Porém não contentes aqueles Autores de assim haverem tratado de arbitrárias as Categorias de Aristóteles, acrescenta: «Que o estudo delas é perigoso, enquanto acostuma os homens a contentarem-se com palavras e a imaginarem, que têm conhecimento de todas as coisas, entretanto que apenas sabem uns nomes arbitrariamente aplicados aos objectos: e que deles nenhuma ideia clara nem distinta apresentam ao espírito». Juízo este que um Moderno (Destutt-Tracy) não só aprova, mas diz: «que lhe parece de um acerto, e de uma sagacidade admiráveis».

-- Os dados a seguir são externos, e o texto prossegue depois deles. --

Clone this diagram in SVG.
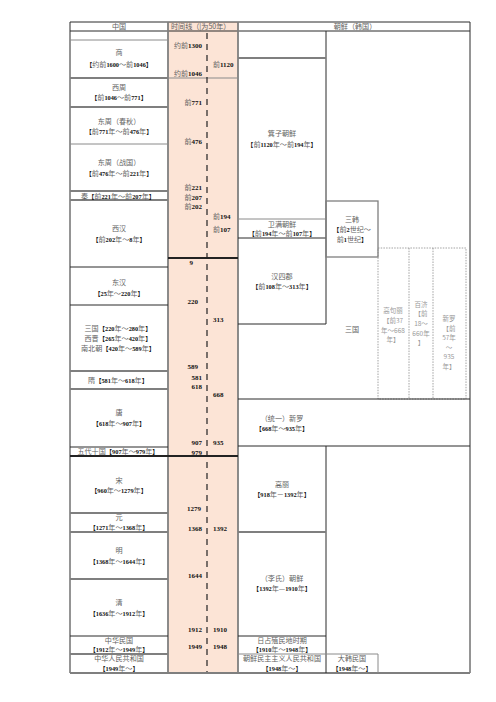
<svg xmlns="http://www.w3.org/2000/svg" width="496" height="702" viewBox="0 0 496 702">
<style>
.c{font-family:"Noto Sans CJK SC",sans-serif;font-size:7.1px;fill:#626262;text-anchor:middle}
.s{font-size:6.5px;fill:#9a9a9a}
.b{font-family:"Liberation Serif","Noto Sans CJK SC",serif;font-weight:bold;font-size:6.3px;fill:#111}
.t{font-family:"Noto Sans CJK SC",sans-serif;font-size:7px;fill:#626262}
.tn{font-family:"Liberation Serif",serif;font-weight:bold;font-size:7px;fill:#111}
.e{text-anchor:end}
.g{stroke:#7f7f7f;stroke-width:1.8;fill:none}
.gt{stroke:#8a8a8a;stroke-width:1;fill:none}
.k{stroke:#2b2b2b;stroke-width:1;fill:none}
.kk{stroke:#222;stroke-width:1.8;fill:none}
.d{stroke:#8a8a8a;stroke-width:0.8;stroke-dasharray:1.5 1.2;fill:none}
.tl{stroke:#222;stroke-width:1.2;stroke-dasharray:6 5;fill:none}
</style>
<rect width="496" height="702" fill="#fff"/>
<rect x="168" y="22" width="70" height="651" fill="#FCE4D6"/>

<g id="grid">
  <line class="k" x1="70" y1="22" x2="470" y2="22"/>
  <line class="k" x1="70" y1="31" x2="470" y2="31"/>
  <line class="k" x1="70" y1="22" x2="70" y2="673"/>
  <line class="k" x1="470" y1="22" x2="470" y2="673"/>
  <line class="g" x1="168" y1="22" x2="168" y2="673"/>
  <line class="g" x1="238" y1="22" x2="238" y2="673"/>
  <line class="gt" x1="70" y1="40" x2="168" y2="40"/>
  <line class="g" x1="70" y1="78" x2="168" y2="78"/>
  <line class="gt" x1="168" y1="78" x2="238" y2="78"/>
  <line class="g" x1="70" y1="107" x2="168" y2="107"/>
  <line class="gt" x1="70" y1="144" x2="168" y2="144"/>
  <line class="g" x1="70" y1="191" x2="168" y2="191"/>
  <line class="g" x1="70" y1="200" x2="168" y2="200"/>
  <line class="k" x1="70" y1="267" x2="168" y2="267"/>
  <line class="kk" x1="168" y1="258" x2="238" y2="258"/>
  <line class="k" x1="70" y1="305" x2="168" y2="305"/>
  <line class="g" x1="70" y1="371" x2="168" y2="371"/>
  <line class="g" x1="70" y1="389" x2="168" y2="389"/>
  <line class="k" x1="70" y1="447" x2="168" y2="447"/>
  <line class="kk" x1="70" y1="456" x2="238" y2="456"/>
  <line class="g" x1="70" y1="513" x2="168" y2="513"/>
  <line class="g" x1="70" y1="532" x2="168" y2="532"/>
  <line class="g" x1="70" y1="579" x2="168" y2="579"/>
  <line class="k" x1="70" y1="636" x2="168" y2="636"/>
  <line class="g" x1="70" y1="654" x2="168" y2="654"/>
  <line class="g" x1="70" y1="673" x2="470" y2="673"/>
  <line class="k" x1="326" y1="31" x2="326" y2="324"/>
  <line class="k" x1="326" y1="446" x2="326" y2="673"/>
  <line class="g" x1="238" y1="58" x2="326" y2="58"/>
  <line class="gt" x1="238" y1="219" x2="326" y2="219"/>
  <line class="k" x1="238" y1="238" x2="326" y2="238"/>
  <line class="k" x1="238" y1="324" x2="326" y2="324"/>
  <rect class="g" x="326" y="201" width="52" height="56" style="stroke-width:1.3"/>
  <rect class="d" x="378" y="248" width="88" height="151"/>
  <line class="d" x1="409" y1="248" x2="409" y2="399"/>
  <line class="d" x1="433" y1="248" x2="433" y2="399"/>
  <line class="k" x1="238" y1="399" x2="470" y2="399"/>
  <line class="k" x1="238" y1="446" x2="470" y2="446"/>
  <line class="g" x1="238" y1="532" x2="326" y2="532"/>
  <line class="k" x1="238" y1="636" x2="326" y2="636"/>
  <line class="gt" x1="238" y1="654" x2="378" y2="654"/>
  <line class="gt" x1="378" y1="654" x2="378" y2="673"/>
  <line class="tl" x1="207" y1="33" x2="207" y2="672"/>
</g>

<g id="header">
  <text class="c" x="119" y="29">中国</text>
  <text class="c" x="171" y="29" style="text-anchor:start">时间线（|为50年）</text>
  <text class="c" x="355" y="29">朝鲜（韩国）</text>
</g>

<g id="timeline-labels">
  <text class="t e" x="202" y="47.5">约前<tspan class="tn">1300</tspan></text>
  <text class="t e" x="202" y="75.5">约前<tspan class="tn">1046</tspan></text>
  <text class="t e" x="202" y="104.5">前<tspan class="tn">771</tspan></text>
  <text class="t e" x="202" y="143.5">前<tspan class="tn">476</tspan></text>
  <text class="t e" x="202" y="189.5">前<tspan class="tn">221</tspan></text>
  <text class="t e" x="202" y="199.5">前<tspan class="tn">207</tspan></text>
  <text class="t e" x="202" y="208.5">前<tspan class="tn">202</tspan></text>
  <text class="tn e" x="193" y="264.5">9</text>
  <text class="tn e" x="198" y="303.5">220</text>
  <text class="tn e" x="198" y="368.5">589</text>
  <text class="tn e" x="202" y="379.5">581</text>
  <text class="tn e" x="202" y="388.5">618</text>
  <text class="tn e" x="202" y="444.5">907</text>
  <text class="tn e" x="202" y="454.5">979</text>
  <text class="tn e" x="201" y="510.5">1279</text>
  <text class="tn e" x="202" y="530.5">1368</text>
  <text class="tn e" x="202" y="577.5">1644</text>
  <text class="tn e" x="202" y="631.5">1912</text>
  <text class="tn e" x="202" y="648.5">1949</text>
  <text class="t" x="213" y="66.5">前<tspan class="tn">1120</tspan></text>
  <text class="t" x="213" y="218.5">前<tspan class="tn">194</tspan></text>
  <text class="t" x="213" y="231.5">前<tspan class="tn">107</tspan></text>
  <text class="tn" x="213" y="321.5">313</text>
  <text class="tn" x="213" y="396.5">668</text>
  <text class="tn" x="213" y="444.5">935</text>
  <text class="tn" x="213" y="530.5">1392</text>
  <text class="tn" x="213" y="631.5">1910</text>
  <text class="tn" x="213" y="648.5">1948</text>
</g>

<g id="shang"><text class="c" x="119" y="55">商</text><text class="c" x="119" y="67"><tspan class="b">【</tspan>约前<tspan class="b">1600</tspan>～前<tspan class="b">1046</tspan><tspan class="b">】</tspan></text></g>
<g id="xizhou"><text class="c" x="119" y="90">西周</text><text class="c" x="119" y="100"><tspan class="b">【</tspan>前<tspan class="b">1046</tspan>～前<tspan class="b">771</tspan><tspan class="b">】</tspan></text></g>
<g id="chunqiu"><text class="c" x="119" y="124">东周（春秋）</text><text class="c" x="119" y="134"><tspan class="b">【</tspan>前<tspan class="b">771</tspan>年～前<tspan class="b">476</tspan>年<tspan class="b">】</tspan></text></g>
<g id="zhanguo"><text class="c" x="119" y="165">东周（战国）</text><text class="c" x="119" y="176"><tspan class="b">【</tspan>前<tspan class="b">476</tspan>年～前<tspan class="b">221</tspan>年<tspan class="b">】</tspan></text></g>
<g id="qin"><text class="c" x="118" y="198.5">秦<tspan class="b">【</tspan>前<tspan class="b">221</tspan>年～前<tspan class="b">207</tspan>年<tspan class="b">】</tspan></text></g>
<g id="xihan"><text class="c" x="119" y="231">西汉</text><text class="c" x="119" y="242"><tspan class="b">【</tspan>前<tspan class="b">202</tspan>年～<tspan class="b">8</tspan>年<tspan class="b">】</tspan></text></g>
<g id="donghan"><text class="c" x="119" y="285">东汉</text><text class="c" x="119" y="296"><tspan class="b">【</tspan><tspan class="b">25</tspan>年～<tspan class="b">220</tspan>年<tspan class="b">】</tspan></text></g>
<g id="sanguo-cn">
  <text class="c" x="118" y="330.5">三国<tspan class="b">【</tspan><tspan class="b">220</tspan>年～<tspan class="b">280</tspan>年<tspan class="b">】</tspan></text>
  <text class="c" x="118" y="340.5">西晋<tspan class="b">【</tspan><tspan class="b">265</tspan>年～<tspan class="b">420</tspan>年<tspan class="b">】</tspan></text>
  <text class="c" x="118" y="350.5">南北朝<tspan class="b">【</tspan><tspan class="b">420</tspan>年～<tspan class="b">589</tspan>年<tspan class="b">】</tspan></text>
</g>
<g id="sui"><text class="c" x="118" y="383">隋<tspan class="b">【</tspan><tspan class="b">581</tspan>年～<tspan class="b">618</tspan>年<tspan class="b">】</tspan></text></g>
<g id="tang"><text class="c" x="119" y="415">唐</text><text class="c" x="119" y="426"><tspan class="b">【</tspan><tspan class="b">618</tspan>年～<tspan class="b">907</tspan>年<tspan class="b">】</tspan></text></g>
<g id="wudai"><text class="c" x="118" y="454">五代十国<tspan class="b">【</tspan><tspan class="b">907</tspan>年～<tspan class="b">979</tspan>年<tspan class="b">】</tspan></text></g>
<g id="song"><text class="c" x="119" y="483">宋</text><text class="c" x="119" y="493"><tspan class="b">【</tspan><tspan class="b">960</tspan>年～<tspan class="b">1279</tspan>年<tspan class="b">】</tspan></text></g>
<g id="yuan"><text class="c" x="119" y="520">元</text><text class="c" x="119" y="530"><tspan class="b">【</tspan><tspan class="b">1271</tspan>年～<tspan class="b">1368</tspan>年<tspan class="b">】</tspan></text></g>
<g id="ming"><text class="c" x="119" y="553">明</text><text class="c" x="119" y="564"><tspan class="b">【</tspan><tspan class="b">1368</tspan>年～<tspan class="b">1644</tspan>年<tspan class="b">】</tspan></text></g>
<g id="qing"><text class="c" x="119" y="605">清</text><text class="c" x="119" y="616"><tspan class="b">【</tspan><tspan class="b">1636</tspan>年～<tspan class="b">1912</tspan>年<tspan class="b">】</tspan></text></g>
<g id="minguo"><text class="c" x="119" y="642.5">中华民国</text><text class="c" x="119" y="652"><tspan class="b">【</tspan><tspan class="b">1912</tspan>年～<tspan class="b">1949</tspan>年<tspan class="b">】</tspan></text></g>
<g id="prc"><text class="c" x="119" y="661">中华人民共和国</text><text class="c" x="119" y="670.5"><tspan class="b">【</tspan><tspan class="b">1949</tspan>年～<tspan class="b">】</tspan></text></g>

<g id="jizi"><text class="c" x="282" y="136">箕子朝鲜</text><text class="c" x="282" y="147"><tspan class="b">【</tspan>前<tspan class="b">1120</tspan>年～前<tspan class="b">194</tspan>年<tspan class="b">】</tspan></text></g>
<g id="weiman"><text class="c" x="282" y="226.5">卫满朝鲜</text><text class="c" x="282" y="236"><tspan class="b">【</tspan>前<tspan class="b">194</tspan>年～前<tspan class="b">107</tspan>年<tspan class="b">】</tspan></text></g>
<g id="samhan"><text class="c" x="352" y="222">三韩</text><text class="c" x="352" y="231.5"><tspan class="b">【</tspan>前<tspan class="b">2</tspan>世纪～</text><text class="c" x="352" y="242">前<tspan class="b">1</tspan>世纪<tspan class="b">】</tspan></text></g>
<g id="hansijun"><text class="c" x="282" y="279">汉四郡</text><text class="c" x="282" y="289"><tspan class="b">【</tspan>前<tspan class="b">108</tspan>年～<tspan class="b">313</tspan>年<tspan class="b">】</tspan></text></g>
<g id="sanguo-kr"><text class="c" x="352" y="332">三国</text></g>
<g id="goguryeo">
  <text class="c s" x="393" y="313">高句丽</text>
  <text class="c s" x="393" y="323">【前37</text>
  <text class="c s" x="393" y="333">年～668</text>
  <text class="c s" x="393" y="342">年】</text>
</g>
<g id="baekje">
  <text class="c s" x="421" y="307">百济</text>
  <text class="c s" x="421" y="316">【前</text>
  <text class="c s" x="421" y="326">18～</text>
  <text class="c s" x="421" y="336">660年</text>
  <text class="c s" x="421" y="345">】</text>
</g>
<g id="silla">
  <text class="c s" x="449" y="321">新罗</text>
  <text class="c s" x="449" y="331">【前</text>
  <text class="c s" x="449" y="340">57年</text>
  <text class="c s" x="449" y="350">～</text>
  <text class="c s" x="449" y="359">935</text>
  <text class="c s" x="449" y="369">年】</text>
</g>
<g id="unified-silla"><text class="c" x="282" y="421">（统一）新罗</text><text class="c" x="282" y="431"><tspan class="b">【</tspan><tspan class="b">668</tspan>年～<tspan class="b">935</tspan>年<tspan class="b">】</tspan></text></g>
<g id="goryeo"><text class="c" x="282" y="487">高丽</text><text class="c" x="282" y="497"><tspan class="b">【</tspan><tspan class="b">918</tspan>年－<tspan class="b">1392</tspan>年<tspan class="b">】</tspan></text></g>
<g id="joseon"><text class="c" x="282" y="581">（李氏）朝鲜</text><text class="c" x="282" y="591"><tspan class="b">【</tspan><tspan class="b">1392</tspan>年—<tspan class="b">1910</tspan>年<tspan class="b">】</tspan></text></g>
<g id="colonial"><text class="c" x="282" y="642.5">日占殖民地时期</text><text class="c" x="282" y="652"><tspan class="b">【</tspan><tspan class="b">1910</tspan>年～<tspan class="b">1948</tspan>年<tspan class="b">】</tspan></text></g>
<g id="dprk"><text class="c" x="282" y="661">朝鲜民主主义人民共和国</text><text class="c" x="282" y="670.5"><tspan class="b">【</tspan><tspan class="b">1948</tspan>年～<tspan class="b">】</tspan></text></g>
<g id="rok"><text class="c" x="352" y="661">大韩民国</text><text class="c" x="352" y="670.5"><tspan class="b">【</tspan><tspan class="b">1948</tspan>年～<tspan class="b">】</tspan></text></g>
</svg>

Quanto a Destutt-Tracy bastará dizer, que não obstante não lhe ser a Filosofia devedora do descobrimento de uma só verdade, pois na sua Obra (...) nada mais se encontra do que doutrinas vulgares diluídas em três grandes volumes de inúteis frases: contudo a cada passo se apregoa a si mesmo pelo primeiro que tratou dignamente esta Ciência; porque no seu conceito quantos sobre ela escreveram, ou ignoravam a matéria, ou apenas pressentiram muitos de longe as verdades de que estava reservado para ele o formar pela primeira vez um corpo de doutrina.

Quem assim se elogia a si próprio, tem a íntima consciência de não merecer os louvores dos outros.

Quanto aos Autores da Arte de Pensar, posto que eles se dissessem reformadores da Filosofia, nada menos eram que Filósofos; pois ignoravam que as Ciências nada mais são do que o conhecimento do valor das palavras e frases, que constituem a particular Nomenclatura de cada uma delas.

...Foi portanto ignorância do que é Ciência, o que induziu os Autores da Arte de Pensar a censurarem o presente tratado de Aristóteles sobre as Categorias, «como Obra de uma Ciência vã e perigosa, porque só nos dá conhecimento de palavras e não de objectos». Como se as Ciências tivessem outro modo de nos darem conhecimento dos objectos, que não seja pelo das palavras e frases de que a Nomenclatura de cada uma delas se compõe. (Prel., 9.ª números 312 a 322 e 324).

(In Silvestre Pinheiro Ferreira, Introdução e Selecção de Pinharanda Gomes, Guimarães Editores, Lisboa, 1977, pp. 55-58).